Reales o imaginarias, las historias de amor también dejan su sello en las ciudades, como bien lo sabe Verona, en cuyos vericuetos pudo desarrollarse la tragedia que Shakespeare elaboró siglos después. ¿Son Romeo y Julieta un mero producto de la imaginación del inglés? Quién sabe. En la Divina comedia (escrita a inicios del siglo XIV, es decir, casi 300 años antes que la obra del Bardo, Dante Alighieri hace referencia a las familias Montesco y Capuleto y dice que estuvieron enfrentadas por disputas comerciales y políticas. Las sitúa específicamente en Purgatorio, en donde pagan el pecado de la avaricia. A mediados del XVI Luigi da Porto publicó un refrito de la historia de Píramo y Tisbe al que tituló Giulietta e Romeo y juró que se trataba de un relato verídico de sucesos ocurridos en Verona. Un Girolamo della Corte, contemporáneo de Shakespeare, aseguraba que la relación de los dos jóvenes había tenido lugar en 1303. Cierto o no, aquel amor infortunado enriqueció a Verona con un montón de símbolos, entre los que destaca el edificio llamado La casa de Julieta –de manera por demás falsa porque su construcción comenzó en el XVIII– y en el interior hay una estatua de bronce que concede favores en el amor a los osados que acaricien sus pechos.

Cómo arrancar de las generaciones que aún viven el recuerdo de los terremotos. En Lisboa ya no quedan rastros de la tragedia que la destruyó en la mañana del 1º de noviembre de 1755, por más que ese hecho tuvo varias réplicas en la filosofía y en la ciencia –se dice que la sismología moderna surge de aquella devastación–, pero el sismo que devastó Antigua Guatemala 18 años después dejó a esa urbe ensimismada en la remembranza de la catástrofe, y así sigue hasta la fecha.
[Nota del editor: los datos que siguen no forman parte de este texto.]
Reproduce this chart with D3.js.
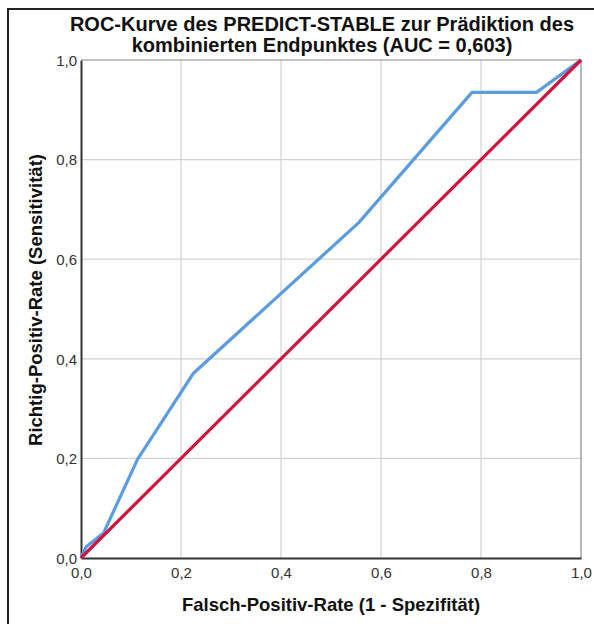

Presentes siguen estando el de 1972 en Managua y el de 1985 en la ciudad de México.

Para historias de ridículo, ninguna mejor que la del beduino y mercader Abu Hasan en Kawkaban, situada en el actual Yemen, hoy una ciudad casi desierta pero que fue capital de un reino en el siglo XV. En El oscuro designio, que es el tercer tomo de la cuatrilogía El mundo del río, Philip José Farmer cuenta que Richard Burton (el explorador, no el marido de Liz Taylor) contaba que ese sujeto, tras enviudar, decidió desposar en segundas nupcias a una hermosa joven. Durante la pachanga se atascó de cabrito relleno, camello asado, arroz guisado en varias formas y sorbetes de sabores.

Cuando llegó la hora de guardarse con su nueva mujer en la cámara nupcial, dejó escapar una ventosidad, grande y terrible. Al oír aquello, los invitados se volvieron unos a otros y hablaron en voz alta, pretendiendo no haberse dado cuenta de aquel pecado social. Pero Abu Hasan se sintió enormemente humillado, y así, pretextando una necesidad urgente de la naturaleza, bajó a las caballerizas, ensilló un caballo, y salió huyendo, abandonando su fortuna, su casa, sus amigos y su esposa. Luego tomó un barco para la India, donde se hizo capitán de la guardia de un rey.

Al cabo de una década, y atenazado por la nostalgia, el beduino, disfrazado de fakir, emprendió un largo y peligroso viaje de vuelta al hogar. Pero antes de entrar a Kawkaban consideró prudente asegurarse de que él y su desgracia habían sido olvidados, así que vagó varios días por las afueras de la ciudad, escuchando las conversaciones. Una de ellas, entre una hija y su madre, se desarrolló así: –Oh madre mía, dime el día en que nací, porque una de mis compañeras necesita saberlo para leer mi futuro.

Y la madre respondió:

–Naciste, oh hija, la misma noche en que Abu Hasan soltó su viento.

Al escuchar aquello, Abu Hasan regresó sigilosamente a la India, donde vivió en su autoimpuesto exilio hasta que murió y la bondad de Dios cayó sobre él.